To counter this, Arizona State is working with local community colleges to share transfer students’ academic records, enabling colleges to monitor when their former students have earned enough credits to be awarded an associate’s degree — a process known as reverse transfer.

But this process is far from straightforward. Data sharing is dependent on students’ permission, and communication between the university and the college can be stilted. Additionally, community colleges have to decode student records presented in different formats and decide whether the courses students take at a university are equivalent to their own.

Arizona State is rethinking how this student data might be exchanged. In partnership with Salesforce, the university’s central enterprise unit, EdPlus, is creating a student data network that will enable participating institutions to share and verify students’ academic records using a distributed ledger technology such as blockchain.

Donna Kidwell, chief technology officer at EdPlus, said that reverse transfer is just one area where the institution hopes to make its network of verifiable and secure credentials useful. The technology could, for example, be used to help global institutions and employers verify the academic qualifications of refugees. “We would like to do work in that space, but it’s a really hard issue to solve,” she said. For now, transfer credit represents a more manageable arena for the university to focus its blockchain efforts.

“We have quite a lot of sophistication in our transfer credit system already — we know what it takes to map the learning experience of one institution to another,” she said. “So we’re not starting from scratch. We already have processes in place.”
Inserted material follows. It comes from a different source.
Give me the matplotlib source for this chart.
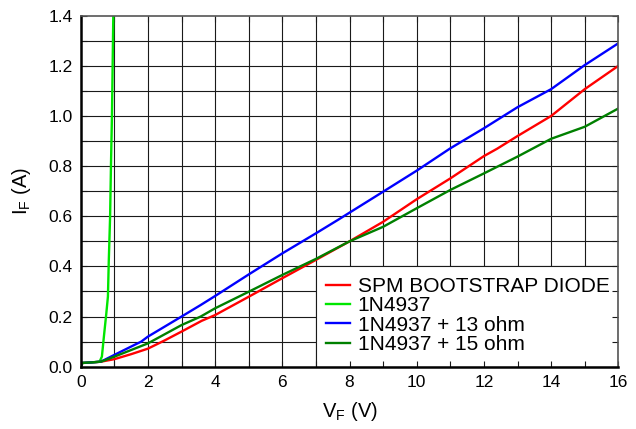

One of the aims of the project is to make student information “bi-directional” so that once students transfer to Arizona State, the community college they transfer from will continue to receive feedback on their progress, said Kidwell. Until recently, this wasn’t happening with any regularity, she said. Some colleges weren’t even aware when their students enrolled at Arizona State.

“We want to optimize those pathways back and forth between us and facilitate conversations with faculty on both sides so that we can support students who are creating their own path towards a degree,” said Kidwell. It’s possible that greater insight into these “DIY” student journeys might also help the university understand where there are new program opportunities, she said.